Records with drawing code:
__________

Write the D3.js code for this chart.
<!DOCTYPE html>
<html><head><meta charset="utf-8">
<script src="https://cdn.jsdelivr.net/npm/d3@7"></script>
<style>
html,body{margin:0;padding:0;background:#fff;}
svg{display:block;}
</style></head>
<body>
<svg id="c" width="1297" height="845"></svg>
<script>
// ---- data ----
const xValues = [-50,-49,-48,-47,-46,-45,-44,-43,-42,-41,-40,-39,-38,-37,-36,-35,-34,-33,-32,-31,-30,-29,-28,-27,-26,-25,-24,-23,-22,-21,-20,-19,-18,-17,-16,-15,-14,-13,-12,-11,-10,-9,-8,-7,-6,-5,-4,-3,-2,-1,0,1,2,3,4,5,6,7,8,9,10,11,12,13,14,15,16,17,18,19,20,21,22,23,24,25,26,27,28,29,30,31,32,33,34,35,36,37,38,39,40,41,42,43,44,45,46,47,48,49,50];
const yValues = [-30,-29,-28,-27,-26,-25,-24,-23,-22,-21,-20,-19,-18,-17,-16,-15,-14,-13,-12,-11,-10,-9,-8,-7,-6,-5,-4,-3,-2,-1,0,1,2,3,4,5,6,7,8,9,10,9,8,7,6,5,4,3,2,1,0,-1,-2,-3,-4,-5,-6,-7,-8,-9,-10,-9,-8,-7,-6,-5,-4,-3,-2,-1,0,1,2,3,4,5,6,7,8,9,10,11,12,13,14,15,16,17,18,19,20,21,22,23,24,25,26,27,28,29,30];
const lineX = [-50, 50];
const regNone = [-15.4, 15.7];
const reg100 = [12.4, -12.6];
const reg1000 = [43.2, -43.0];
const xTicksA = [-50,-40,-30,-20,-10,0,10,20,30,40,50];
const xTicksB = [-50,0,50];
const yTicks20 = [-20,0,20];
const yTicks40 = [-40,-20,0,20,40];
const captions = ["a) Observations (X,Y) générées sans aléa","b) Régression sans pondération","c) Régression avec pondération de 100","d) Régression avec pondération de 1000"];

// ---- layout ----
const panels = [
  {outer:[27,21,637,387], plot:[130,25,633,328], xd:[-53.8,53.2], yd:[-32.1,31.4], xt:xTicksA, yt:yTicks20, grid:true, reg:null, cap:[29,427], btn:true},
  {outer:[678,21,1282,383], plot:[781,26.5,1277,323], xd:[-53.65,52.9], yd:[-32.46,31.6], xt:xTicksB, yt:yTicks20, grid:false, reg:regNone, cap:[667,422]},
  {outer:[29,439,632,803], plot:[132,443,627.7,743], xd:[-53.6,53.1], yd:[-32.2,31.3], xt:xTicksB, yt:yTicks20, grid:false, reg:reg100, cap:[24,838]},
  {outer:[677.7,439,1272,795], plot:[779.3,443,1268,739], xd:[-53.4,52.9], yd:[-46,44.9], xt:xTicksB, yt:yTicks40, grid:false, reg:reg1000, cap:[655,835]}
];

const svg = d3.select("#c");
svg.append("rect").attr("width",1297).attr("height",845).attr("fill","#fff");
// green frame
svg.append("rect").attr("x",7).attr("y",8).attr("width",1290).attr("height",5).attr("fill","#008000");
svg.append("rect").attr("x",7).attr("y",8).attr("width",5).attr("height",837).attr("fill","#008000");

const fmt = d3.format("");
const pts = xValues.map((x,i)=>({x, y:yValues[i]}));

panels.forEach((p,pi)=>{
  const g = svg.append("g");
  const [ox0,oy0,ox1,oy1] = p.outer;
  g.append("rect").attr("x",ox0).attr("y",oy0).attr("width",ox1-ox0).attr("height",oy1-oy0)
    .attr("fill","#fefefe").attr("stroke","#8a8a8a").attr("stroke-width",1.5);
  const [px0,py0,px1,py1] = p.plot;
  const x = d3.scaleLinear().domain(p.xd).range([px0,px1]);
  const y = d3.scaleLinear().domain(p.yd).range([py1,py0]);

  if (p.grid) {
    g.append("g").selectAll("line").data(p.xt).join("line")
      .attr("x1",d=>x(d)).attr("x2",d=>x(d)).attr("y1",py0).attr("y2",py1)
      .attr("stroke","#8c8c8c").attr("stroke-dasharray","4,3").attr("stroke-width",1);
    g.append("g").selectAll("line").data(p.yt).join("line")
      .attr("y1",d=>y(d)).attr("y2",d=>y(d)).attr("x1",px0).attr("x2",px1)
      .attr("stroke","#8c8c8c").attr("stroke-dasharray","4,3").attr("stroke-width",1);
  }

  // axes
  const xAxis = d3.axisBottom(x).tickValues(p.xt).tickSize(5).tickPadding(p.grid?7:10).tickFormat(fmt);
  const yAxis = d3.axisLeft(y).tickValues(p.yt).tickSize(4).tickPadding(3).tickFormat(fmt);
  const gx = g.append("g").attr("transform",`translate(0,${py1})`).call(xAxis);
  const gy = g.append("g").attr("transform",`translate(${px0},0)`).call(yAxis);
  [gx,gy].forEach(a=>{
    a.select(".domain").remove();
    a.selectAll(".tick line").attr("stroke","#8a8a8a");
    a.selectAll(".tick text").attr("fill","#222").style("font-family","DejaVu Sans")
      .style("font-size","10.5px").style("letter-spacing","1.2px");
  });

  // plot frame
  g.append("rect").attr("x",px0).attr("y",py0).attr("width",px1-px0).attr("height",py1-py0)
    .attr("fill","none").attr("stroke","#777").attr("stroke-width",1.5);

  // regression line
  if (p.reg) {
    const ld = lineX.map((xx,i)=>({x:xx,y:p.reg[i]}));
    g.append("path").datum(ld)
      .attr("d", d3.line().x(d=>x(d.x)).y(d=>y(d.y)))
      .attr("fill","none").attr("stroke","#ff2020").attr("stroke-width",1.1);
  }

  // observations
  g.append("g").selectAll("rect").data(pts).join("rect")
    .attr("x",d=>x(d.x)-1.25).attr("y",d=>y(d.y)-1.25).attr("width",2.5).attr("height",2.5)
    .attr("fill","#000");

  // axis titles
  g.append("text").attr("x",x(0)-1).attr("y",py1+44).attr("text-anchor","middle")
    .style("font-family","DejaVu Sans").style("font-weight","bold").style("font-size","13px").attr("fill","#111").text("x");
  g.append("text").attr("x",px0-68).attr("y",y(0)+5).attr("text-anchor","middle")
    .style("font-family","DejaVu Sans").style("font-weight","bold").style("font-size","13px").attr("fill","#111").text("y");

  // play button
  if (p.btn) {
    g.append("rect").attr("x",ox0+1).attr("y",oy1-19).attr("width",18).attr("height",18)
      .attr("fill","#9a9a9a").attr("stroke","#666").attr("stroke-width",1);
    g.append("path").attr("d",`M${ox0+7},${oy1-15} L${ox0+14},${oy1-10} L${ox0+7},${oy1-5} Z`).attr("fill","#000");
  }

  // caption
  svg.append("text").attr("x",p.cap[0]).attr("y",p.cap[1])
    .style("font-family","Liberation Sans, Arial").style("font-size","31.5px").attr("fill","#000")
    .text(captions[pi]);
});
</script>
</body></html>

__________

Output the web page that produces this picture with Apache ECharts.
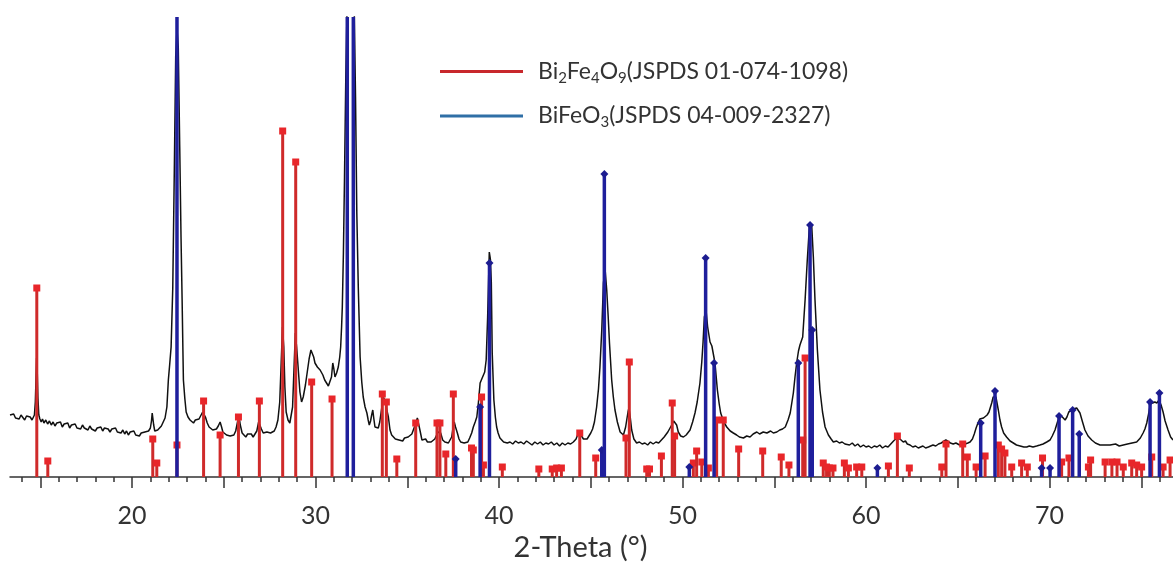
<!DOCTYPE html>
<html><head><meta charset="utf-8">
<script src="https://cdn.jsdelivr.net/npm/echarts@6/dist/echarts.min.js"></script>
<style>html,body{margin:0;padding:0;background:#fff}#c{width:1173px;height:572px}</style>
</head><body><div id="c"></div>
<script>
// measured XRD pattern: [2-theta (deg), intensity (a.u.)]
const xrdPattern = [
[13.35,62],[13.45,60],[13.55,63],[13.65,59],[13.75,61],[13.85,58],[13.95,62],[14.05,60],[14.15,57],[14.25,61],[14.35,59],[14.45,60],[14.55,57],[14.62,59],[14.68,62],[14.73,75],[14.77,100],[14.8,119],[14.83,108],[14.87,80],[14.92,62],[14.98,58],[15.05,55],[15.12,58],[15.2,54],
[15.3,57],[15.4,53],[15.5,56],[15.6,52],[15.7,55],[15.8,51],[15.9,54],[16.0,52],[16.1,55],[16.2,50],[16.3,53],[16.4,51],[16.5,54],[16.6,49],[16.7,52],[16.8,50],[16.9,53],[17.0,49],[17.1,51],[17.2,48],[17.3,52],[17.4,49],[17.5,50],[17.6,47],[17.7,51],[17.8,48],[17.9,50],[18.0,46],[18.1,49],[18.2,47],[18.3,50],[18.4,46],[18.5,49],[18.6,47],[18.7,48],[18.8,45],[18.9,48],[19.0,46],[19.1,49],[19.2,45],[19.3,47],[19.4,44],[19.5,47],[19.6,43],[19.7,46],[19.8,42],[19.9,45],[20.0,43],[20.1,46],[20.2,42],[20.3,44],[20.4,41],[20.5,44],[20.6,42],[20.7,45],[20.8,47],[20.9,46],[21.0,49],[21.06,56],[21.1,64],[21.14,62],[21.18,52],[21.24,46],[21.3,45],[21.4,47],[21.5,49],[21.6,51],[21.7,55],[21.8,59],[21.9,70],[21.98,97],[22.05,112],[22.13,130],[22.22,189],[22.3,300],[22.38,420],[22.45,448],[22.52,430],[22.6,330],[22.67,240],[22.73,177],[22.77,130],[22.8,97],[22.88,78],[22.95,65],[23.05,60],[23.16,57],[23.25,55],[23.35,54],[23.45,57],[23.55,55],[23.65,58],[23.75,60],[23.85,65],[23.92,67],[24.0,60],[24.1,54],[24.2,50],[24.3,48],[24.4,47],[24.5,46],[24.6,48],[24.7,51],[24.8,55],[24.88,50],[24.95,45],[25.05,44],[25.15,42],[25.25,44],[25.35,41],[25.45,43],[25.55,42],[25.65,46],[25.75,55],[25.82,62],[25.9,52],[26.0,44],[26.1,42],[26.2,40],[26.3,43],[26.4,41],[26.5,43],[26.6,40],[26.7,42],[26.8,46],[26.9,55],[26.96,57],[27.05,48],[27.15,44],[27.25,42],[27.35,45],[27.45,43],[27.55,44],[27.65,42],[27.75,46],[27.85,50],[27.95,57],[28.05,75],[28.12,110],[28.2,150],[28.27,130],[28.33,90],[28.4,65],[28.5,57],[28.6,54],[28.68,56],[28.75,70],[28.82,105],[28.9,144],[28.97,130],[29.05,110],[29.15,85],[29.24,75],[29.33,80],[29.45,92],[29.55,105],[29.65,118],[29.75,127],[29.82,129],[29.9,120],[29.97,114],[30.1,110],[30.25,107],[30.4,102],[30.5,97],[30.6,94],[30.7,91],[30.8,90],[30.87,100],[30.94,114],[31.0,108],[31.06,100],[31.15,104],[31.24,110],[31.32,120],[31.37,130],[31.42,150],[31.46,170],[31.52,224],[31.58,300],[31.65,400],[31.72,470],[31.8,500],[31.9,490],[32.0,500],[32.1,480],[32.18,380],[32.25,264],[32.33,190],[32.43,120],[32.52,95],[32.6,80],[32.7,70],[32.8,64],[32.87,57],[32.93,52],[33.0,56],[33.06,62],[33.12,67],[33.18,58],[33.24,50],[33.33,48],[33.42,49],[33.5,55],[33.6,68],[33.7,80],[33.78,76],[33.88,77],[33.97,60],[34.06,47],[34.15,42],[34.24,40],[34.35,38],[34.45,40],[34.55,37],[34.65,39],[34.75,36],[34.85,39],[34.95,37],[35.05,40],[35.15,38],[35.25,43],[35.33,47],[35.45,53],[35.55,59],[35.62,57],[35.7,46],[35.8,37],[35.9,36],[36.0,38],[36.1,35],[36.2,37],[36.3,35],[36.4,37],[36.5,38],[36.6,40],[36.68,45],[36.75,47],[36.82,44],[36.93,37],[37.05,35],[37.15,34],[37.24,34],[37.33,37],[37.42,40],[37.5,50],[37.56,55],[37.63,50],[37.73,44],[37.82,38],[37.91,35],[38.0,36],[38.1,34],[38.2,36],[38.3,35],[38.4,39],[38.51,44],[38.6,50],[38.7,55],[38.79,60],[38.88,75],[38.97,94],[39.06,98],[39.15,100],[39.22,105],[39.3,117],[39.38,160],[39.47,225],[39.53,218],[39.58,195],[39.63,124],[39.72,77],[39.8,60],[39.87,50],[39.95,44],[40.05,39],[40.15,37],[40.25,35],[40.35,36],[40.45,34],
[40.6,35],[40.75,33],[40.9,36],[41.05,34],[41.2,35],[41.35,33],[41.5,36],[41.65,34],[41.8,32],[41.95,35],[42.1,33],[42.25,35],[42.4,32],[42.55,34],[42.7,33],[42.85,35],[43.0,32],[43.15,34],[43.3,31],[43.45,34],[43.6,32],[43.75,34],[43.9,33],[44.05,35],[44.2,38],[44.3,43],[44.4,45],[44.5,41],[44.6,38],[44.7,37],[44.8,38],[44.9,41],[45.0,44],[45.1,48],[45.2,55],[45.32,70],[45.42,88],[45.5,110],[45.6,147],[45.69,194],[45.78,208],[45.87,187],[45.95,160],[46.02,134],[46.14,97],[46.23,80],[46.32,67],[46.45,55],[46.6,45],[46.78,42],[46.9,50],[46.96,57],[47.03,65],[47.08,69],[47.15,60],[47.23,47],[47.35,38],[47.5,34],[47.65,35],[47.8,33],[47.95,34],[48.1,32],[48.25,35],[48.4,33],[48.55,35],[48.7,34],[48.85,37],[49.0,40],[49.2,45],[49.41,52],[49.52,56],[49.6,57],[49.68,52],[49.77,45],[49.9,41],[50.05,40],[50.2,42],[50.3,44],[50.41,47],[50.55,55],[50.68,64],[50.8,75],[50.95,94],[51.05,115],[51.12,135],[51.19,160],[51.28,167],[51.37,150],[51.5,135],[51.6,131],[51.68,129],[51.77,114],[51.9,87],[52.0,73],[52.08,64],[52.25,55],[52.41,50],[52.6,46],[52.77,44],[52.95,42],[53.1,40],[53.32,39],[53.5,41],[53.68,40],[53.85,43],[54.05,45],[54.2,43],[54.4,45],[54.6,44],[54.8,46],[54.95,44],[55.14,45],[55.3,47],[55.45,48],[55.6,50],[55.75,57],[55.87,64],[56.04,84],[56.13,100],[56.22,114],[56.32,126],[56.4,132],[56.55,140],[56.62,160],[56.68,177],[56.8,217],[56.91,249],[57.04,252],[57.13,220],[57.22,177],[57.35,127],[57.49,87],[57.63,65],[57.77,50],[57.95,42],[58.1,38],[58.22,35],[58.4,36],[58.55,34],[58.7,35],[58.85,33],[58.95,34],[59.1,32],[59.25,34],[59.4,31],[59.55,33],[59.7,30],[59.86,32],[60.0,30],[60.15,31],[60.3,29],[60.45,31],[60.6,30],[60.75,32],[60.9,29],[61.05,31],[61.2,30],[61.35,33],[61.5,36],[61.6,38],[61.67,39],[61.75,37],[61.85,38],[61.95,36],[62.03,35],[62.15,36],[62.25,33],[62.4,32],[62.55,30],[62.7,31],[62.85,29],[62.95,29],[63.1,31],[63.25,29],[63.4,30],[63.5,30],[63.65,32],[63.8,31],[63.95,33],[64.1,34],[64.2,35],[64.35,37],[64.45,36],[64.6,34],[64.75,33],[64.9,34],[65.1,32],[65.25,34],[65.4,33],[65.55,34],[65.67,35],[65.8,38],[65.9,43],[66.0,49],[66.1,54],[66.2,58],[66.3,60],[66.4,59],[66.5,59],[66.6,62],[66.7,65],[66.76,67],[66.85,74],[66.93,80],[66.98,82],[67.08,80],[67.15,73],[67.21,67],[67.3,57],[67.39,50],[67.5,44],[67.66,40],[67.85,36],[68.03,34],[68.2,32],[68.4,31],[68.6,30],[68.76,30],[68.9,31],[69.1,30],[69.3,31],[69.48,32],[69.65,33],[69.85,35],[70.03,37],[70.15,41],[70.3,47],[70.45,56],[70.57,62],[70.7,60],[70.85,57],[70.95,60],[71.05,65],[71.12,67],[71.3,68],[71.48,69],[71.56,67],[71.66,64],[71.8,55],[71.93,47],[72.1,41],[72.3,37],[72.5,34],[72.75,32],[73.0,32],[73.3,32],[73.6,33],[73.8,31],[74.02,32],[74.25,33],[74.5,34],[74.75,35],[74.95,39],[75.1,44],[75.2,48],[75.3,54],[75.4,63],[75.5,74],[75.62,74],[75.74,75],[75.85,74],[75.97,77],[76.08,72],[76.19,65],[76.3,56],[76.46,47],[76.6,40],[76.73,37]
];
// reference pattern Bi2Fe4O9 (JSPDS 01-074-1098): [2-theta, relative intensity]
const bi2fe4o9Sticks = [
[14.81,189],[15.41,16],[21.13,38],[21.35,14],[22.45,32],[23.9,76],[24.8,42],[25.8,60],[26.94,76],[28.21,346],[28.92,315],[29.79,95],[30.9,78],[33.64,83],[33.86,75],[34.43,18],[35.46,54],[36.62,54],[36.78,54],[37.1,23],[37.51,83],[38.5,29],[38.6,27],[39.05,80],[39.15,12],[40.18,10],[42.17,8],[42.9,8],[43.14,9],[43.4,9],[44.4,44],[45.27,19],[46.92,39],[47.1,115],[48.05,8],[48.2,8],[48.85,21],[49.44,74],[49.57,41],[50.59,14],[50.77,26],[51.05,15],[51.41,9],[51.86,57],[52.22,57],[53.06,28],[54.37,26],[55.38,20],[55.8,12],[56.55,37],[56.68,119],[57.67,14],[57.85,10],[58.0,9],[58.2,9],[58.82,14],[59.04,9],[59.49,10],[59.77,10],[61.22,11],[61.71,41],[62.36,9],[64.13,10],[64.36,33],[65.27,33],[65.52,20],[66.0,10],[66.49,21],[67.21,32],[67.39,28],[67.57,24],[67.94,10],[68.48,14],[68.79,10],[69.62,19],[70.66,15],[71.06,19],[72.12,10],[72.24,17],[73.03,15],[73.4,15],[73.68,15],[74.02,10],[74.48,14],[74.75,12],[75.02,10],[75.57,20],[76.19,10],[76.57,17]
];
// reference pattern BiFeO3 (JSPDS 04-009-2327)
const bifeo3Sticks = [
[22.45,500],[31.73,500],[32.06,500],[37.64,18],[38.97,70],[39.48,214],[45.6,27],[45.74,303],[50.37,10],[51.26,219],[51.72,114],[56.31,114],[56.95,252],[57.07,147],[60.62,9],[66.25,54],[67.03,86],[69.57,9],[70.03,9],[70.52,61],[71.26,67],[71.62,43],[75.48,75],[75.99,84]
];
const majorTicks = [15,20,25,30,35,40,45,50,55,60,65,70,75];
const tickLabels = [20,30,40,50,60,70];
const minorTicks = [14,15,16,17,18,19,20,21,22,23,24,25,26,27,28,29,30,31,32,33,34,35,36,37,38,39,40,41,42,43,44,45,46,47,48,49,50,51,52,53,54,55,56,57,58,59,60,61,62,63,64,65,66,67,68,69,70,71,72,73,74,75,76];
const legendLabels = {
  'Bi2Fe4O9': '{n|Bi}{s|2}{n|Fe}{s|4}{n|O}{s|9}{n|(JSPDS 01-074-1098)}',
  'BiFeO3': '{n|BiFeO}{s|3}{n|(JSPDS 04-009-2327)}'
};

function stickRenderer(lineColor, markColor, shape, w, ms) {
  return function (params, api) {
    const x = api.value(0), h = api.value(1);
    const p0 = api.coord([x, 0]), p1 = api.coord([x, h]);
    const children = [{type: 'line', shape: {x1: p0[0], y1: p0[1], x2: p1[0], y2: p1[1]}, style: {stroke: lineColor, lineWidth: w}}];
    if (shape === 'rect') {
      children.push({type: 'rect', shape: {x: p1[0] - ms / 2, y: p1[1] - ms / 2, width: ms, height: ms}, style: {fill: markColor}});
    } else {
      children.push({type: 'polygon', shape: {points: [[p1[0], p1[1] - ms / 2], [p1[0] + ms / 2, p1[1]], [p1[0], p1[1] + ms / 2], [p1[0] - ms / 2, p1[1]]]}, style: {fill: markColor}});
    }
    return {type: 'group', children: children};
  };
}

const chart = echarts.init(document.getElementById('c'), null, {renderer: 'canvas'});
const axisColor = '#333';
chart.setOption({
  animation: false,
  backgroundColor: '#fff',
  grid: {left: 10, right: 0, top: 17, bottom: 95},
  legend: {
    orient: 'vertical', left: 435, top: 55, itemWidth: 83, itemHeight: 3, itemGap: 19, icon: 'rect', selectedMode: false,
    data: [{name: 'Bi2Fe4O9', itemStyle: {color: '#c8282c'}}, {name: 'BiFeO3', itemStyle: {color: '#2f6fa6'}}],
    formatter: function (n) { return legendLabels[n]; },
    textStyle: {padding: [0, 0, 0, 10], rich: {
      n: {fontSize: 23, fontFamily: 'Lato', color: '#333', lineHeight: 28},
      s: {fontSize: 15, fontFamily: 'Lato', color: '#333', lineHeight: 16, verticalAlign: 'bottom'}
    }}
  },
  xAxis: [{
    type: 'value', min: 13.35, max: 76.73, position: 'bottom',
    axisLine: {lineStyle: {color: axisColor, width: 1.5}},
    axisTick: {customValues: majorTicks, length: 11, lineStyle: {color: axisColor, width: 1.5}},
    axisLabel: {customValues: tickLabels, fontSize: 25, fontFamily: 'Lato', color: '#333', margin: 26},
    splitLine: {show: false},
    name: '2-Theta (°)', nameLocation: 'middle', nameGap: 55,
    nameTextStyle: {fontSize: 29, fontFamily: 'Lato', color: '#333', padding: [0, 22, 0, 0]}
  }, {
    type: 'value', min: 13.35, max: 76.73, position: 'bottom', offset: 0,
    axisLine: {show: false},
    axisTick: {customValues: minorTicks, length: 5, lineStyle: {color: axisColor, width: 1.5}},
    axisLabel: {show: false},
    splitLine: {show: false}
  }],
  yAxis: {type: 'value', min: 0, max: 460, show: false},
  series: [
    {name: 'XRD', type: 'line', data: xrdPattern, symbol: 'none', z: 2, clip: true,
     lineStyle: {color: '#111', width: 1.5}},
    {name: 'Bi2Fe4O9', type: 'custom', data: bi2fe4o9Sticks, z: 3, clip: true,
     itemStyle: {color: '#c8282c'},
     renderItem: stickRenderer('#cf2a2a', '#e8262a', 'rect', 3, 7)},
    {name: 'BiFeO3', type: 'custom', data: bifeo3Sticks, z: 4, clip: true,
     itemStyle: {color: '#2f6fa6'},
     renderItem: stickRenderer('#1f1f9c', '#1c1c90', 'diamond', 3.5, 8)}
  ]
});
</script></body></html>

__________

• **Objective**: Start at the line with "Write the D3.js code for this chart." and stop after the line with "Observations (X,Y) générées". Repeat exactly the lines in that range.

• **Final answer**:
Write the D3.js code for this chart.
<!DOCTYPE html>
<html><head><meta charset="utf-8">
<script src="https://cdn.jsdelivr.net/npm/d3@7"></script>
<style>
html,body{margin:0;padding:0;background:#fff;}
svg{display:block;}
</style></head>
<body>
<svg id="c" width="1297" height="845"></svg>
<script>
// ---- data ----
const xValues = [-50,-49,-48,-47,-46,-45,-44,-43,-42,-41,-40,-39,-38,-37,-36,-35,-34,-33,-32,-31,-30,-29,-28,-27,-26,-25,-24,-23,-22,-21,-20,-19,-18,-17,-16,-15,-14,-13,-12,-11,-10,-9,-8,-7,-6,-5,-4,-3,-2,-1,0,1,2,3,4,5,6,7,8,9,10,11,12,13,14,15,16,17,18,19,20,21,22,23,24,25,26,27,28,29,30,31,32,33,34,35,36,37,38,39,40,41,42,43,44,45,46,47,48,49,50];
const yValues = [-30,-29,-28,-27,-26,-25,-24,-23,-22,-21,-20,-19,-18,-17,-16,-15,-14,-13,-12,-11,-10,-9,-8,-7,-6,-5,-4,-3,-2,-1,0,1,2,3,4,5,6,7,8,9,10,9,8,7,6,5,4,3,2,1,0,-1,-2,-3,-4,-5,-6,-7,-8,-9,-10,-9,-8,-7,-6,-5,-4,-3,-2,-1,0,1,2,3,4,5,6,7,8,9,10,11,12,13,14,15,16,17,18,19,20,21,22,23,24,25,26,27,28,29,30];
const lineX = [-50, 50];
const regNone = [-15.4, 15.7];
const reg100 = [12.4, -12.6];
const reg1000 = [43.2, -43.0];
const xTicksA = [-50,-40,-30,-20,-10,0,10,20,30,40,50];
const xTicksB = [-50,0,50];
const yTicks20 = [-20,0,20];
const yTicks40 = [-40,-20,0,20,40];
const captions = ["a) Observations (X,Y) générées sans aléa","b) Régression sans pondération","c) Régression avec pondération de 100","d) Régression avec pondération de 1000"];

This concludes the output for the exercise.